> _WHAT YOU ARE ASKED TO DO_
Select lines where the word "with" appears.
————————
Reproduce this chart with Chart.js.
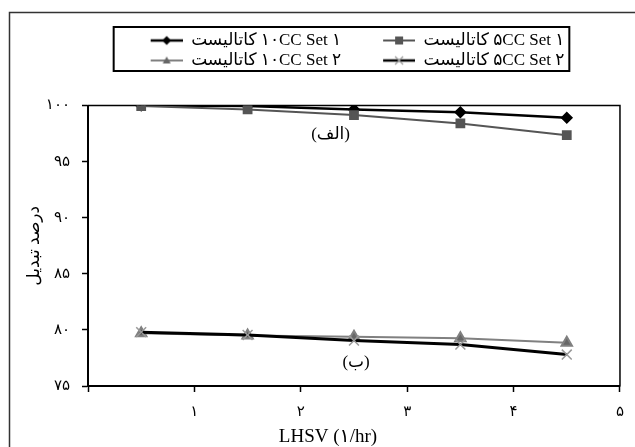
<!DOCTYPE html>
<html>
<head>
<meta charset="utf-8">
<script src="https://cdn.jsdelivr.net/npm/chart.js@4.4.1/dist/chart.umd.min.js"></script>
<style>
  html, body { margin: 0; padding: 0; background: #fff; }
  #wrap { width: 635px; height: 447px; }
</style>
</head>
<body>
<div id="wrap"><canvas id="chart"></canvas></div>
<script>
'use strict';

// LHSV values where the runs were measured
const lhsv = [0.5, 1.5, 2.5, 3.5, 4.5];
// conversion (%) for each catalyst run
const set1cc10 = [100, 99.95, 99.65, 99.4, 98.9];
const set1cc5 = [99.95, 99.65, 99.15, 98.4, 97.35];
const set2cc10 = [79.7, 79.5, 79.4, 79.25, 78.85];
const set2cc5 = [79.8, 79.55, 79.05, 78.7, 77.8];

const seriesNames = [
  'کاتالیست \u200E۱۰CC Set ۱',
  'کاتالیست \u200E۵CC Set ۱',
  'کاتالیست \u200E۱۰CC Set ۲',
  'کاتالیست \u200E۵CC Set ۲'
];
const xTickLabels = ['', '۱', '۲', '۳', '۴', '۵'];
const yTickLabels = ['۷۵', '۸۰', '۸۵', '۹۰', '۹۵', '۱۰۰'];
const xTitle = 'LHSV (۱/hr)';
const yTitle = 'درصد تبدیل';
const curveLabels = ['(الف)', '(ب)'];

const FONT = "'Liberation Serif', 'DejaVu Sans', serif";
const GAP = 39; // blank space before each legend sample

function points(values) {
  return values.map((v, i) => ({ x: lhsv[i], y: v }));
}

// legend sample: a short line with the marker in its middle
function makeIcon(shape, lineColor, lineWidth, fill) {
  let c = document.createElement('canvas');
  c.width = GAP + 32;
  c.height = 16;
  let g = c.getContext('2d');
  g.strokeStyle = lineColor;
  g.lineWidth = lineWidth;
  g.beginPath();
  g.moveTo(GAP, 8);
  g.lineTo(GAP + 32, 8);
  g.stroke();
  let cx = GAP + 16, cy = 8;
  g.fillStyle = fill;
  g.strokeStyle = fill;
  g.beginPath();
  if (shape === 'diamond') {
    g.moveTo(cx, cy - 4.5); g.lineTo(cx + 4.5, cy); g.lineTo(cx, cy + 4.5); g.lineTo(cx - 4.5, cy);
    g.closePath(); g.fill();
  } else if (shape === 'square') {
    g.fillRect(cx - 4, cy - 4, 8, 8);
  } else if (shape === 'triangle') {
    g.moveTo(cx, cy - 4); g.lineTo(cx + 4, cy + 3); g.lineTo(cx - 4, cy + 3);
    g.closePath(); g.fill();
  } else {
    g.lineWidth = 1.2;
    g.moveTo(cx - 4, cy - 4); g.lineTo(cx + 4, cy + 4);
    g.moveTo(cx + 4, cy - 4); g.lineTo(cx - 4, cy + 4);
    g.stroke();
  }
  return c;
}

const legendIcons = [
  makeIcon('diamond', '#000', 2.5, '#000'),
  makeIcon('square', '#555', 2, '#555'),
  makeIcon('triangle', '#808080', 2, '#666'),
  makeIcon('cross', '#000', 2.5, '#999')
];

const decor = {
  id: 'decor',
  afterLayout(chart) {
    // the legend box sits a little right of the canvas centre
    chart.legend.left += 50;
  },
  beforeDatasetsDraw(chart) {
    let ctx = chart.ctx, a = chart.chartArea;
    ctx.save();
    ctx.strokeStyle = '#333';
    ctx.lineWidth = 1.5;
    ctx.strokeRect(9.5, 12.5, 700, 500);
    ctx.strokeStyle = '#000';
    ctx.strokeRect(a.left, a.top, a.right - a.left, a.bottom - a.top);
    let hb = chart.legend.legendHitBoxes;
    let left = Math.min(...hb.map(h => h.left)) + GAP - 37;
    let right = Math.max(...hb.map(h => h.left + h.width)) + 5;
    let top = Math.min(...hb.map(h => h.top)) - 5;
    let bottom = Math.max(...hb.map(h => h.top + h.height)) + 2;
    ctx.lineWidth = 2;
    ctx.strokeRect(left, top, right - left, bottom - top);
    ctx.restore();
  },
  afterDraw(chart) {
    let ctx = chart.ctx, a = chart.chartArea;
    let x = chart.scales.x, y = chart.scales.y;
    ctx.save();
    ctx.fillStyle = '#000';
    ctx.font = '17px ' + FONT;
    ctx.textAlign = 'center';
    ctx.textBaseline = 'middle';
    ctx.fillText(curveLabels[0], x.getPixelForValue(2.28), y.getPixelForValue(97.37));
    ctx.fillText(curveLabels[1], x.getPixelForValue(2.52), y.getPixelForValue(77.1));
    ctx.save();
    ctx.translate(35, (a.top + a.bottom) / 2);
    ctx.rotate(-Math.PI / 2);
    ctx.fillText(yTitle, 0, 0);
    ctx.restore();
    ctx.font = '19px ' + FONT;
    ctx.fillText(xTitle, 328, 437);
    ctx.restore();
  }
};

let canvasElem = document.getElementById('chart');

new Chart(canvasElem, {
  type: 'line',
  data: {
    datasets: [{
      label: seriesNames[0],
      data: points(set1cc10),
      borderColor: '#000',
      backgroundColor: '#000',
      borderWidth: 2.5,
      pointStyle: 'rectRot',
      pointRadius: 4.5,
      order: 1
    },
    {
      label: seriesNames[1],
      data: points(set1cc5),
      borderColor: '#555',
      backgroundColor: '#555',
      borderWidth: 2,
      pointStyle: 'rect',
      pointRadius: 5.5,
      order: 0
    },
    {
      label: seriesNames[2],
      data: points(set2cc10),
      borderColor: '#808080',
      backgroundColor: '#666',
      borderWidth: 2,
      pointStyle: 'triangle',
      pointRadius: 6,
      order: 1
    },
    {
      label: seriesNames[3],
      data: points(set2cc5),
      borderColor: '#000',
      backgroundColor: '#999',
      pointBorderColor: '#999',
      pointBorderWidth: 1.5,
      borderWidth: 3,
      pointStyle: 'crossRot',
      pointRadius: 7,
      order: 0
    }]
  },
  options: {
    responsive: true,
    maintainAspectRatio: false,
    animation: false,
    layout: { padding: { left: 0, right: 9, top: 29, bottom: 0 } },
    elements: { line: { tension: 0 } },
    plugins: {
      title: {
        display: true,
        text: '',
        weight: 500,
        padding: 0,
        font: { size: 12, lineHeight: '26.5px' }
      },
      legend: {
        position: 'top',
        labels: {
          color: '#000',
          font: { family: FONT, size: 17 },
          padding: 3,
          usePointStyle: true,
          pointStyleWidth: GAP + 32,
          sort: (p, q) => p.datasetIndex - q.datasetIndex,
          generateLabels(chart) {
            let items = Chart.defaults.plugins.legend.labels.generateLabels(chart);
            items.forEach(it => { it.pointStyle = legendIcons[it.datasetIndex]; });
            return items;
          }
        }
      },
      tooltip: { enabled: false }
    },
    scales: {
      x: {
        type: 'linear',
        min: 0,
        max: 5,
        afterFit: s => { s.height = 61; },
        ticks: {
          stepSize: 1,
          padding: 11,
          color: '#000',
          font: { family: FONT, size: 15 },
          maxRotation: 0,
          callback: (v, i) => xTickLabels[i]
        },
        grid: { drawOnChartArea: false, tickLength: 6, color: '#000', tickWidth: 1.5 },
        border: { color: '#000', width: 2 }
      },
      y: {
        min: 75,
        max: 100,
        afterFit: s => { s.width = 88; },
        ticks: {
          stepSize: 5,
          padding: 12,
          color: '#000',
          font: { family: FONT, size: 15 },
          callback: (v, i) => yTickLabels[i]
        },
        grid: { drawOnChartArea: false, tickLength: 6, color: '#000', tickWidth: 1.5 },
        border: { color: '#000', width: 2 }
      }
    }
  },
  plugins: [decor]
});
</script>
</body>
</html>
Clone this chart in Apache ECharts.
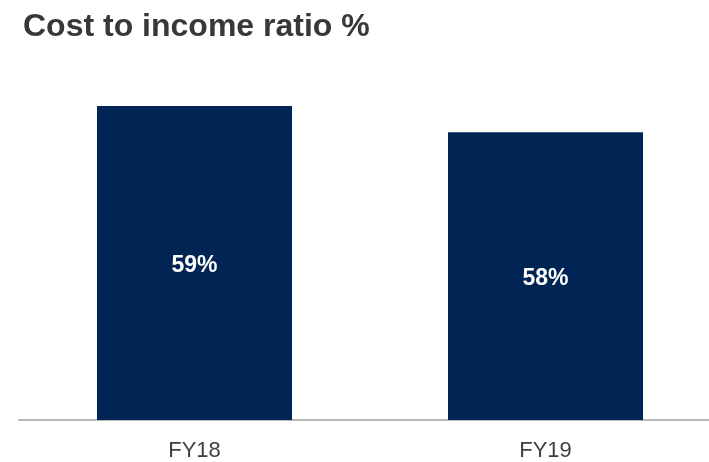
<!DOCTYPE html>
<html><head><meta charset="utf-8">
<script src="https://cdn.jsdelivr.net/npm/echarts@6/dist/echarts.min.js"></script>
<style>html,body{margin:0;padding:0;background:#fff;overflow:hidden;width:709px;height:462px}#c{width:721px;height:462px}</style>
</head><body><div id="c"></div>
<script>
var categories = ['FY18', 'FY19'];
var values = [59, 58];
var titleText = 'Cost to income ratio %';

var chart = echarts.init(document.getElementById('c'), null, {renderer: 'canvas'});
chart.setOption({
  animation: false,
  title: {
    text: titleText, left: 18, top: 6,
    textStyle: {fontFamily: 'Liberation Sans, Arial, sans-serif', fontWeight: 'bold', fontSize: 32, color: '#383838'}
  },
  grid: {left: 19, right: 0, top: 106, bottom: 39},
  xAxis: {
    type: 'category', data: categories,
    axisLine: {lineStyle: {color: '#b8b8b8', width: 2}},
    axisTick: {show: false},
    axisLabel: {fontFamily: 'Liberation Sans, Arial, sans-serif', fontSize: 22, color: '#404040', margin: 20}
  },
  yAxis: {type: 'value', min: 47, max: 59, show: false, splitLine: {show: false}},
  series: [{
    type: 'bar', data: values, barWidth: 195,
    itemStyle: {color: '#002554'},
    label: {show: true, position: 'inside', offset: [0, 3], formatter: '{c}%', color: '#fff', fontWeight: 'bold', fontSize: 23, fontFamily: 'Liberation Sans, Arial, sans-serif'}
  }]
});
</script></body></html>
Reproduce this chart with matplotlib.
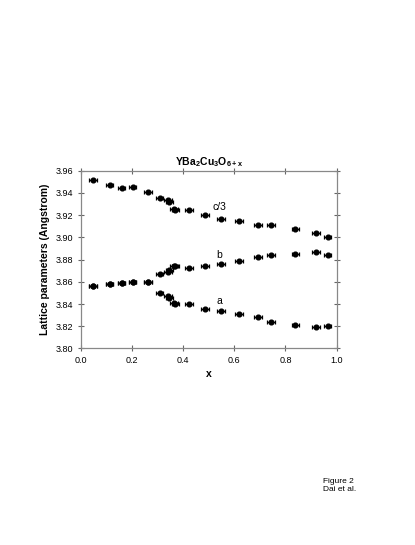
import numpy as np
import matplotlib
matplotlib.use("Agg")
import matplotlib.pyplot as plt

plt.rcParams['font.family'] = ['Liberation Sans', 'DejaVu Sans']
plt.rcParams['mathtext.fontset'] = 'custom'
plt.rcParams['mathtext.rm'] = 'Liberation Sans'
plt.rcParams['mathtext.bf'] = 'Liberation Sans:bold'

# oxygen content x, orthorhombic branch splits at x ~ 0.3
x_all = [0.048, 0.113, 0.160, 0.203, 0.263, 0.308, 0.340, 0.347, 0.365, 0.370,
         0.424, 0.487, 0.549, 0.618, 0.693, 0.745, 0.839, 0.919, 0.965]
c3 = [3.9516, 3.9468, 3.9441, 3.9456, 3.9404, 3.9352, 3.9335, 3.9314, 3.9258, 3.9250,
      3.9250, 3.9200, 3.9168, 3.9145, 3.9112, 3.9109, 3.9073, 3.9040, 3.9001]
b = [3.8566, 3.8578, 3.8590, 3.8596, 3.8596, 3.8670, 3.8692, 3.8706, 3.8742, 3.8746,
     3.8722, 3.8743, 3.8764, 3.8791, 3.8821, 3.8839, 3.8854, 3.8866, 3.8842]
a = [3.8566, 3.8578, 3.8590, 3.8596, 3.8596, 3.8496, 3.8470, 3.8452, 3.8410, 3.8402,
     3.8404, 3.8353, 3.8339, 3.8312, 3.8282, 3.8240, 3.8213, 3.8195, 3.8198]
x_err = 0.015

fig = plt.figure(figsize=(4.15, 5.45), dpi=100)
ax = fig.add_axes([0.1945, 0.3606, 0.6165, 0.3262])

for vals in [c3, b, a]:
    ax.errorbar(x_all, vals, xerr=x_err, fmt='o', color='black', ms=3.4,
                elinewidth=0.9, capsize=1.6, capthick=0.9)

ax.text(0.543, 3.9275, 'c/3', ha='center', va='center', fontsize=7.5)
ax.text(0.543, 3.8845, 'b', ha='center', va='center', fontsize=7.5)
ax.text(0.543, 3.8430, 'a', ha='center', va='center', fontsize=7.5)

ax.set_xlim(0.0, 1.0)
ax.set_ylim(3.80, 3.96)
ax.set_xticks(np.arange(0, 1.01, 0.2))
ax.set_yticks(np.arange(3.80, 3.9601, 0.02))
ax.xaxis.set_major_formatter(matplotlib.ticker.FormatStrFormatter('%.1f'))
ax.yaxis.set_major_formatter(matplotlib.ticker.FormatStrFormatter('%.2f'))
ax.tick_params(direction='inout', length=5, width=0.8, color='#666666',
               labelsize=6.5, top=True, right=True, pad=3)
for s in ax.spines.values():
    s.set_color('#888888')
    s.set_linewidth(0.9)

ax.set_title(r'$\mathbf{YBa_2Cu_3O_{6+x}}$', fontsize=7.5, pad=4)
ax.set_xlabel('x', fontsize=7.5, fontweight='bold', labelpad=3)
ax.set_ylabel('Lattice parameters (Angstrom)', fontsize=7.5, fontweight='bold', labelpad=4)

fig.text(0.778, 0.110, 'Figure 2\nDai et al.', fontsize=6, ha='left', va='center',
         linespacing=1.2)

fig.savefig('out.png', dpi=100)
————————
> _EXERCISE RESULT_
Reproduce this chart with Chart.js.
// legend sample: a short line with the marker in its middle
Reproduce this chart with matplotlib.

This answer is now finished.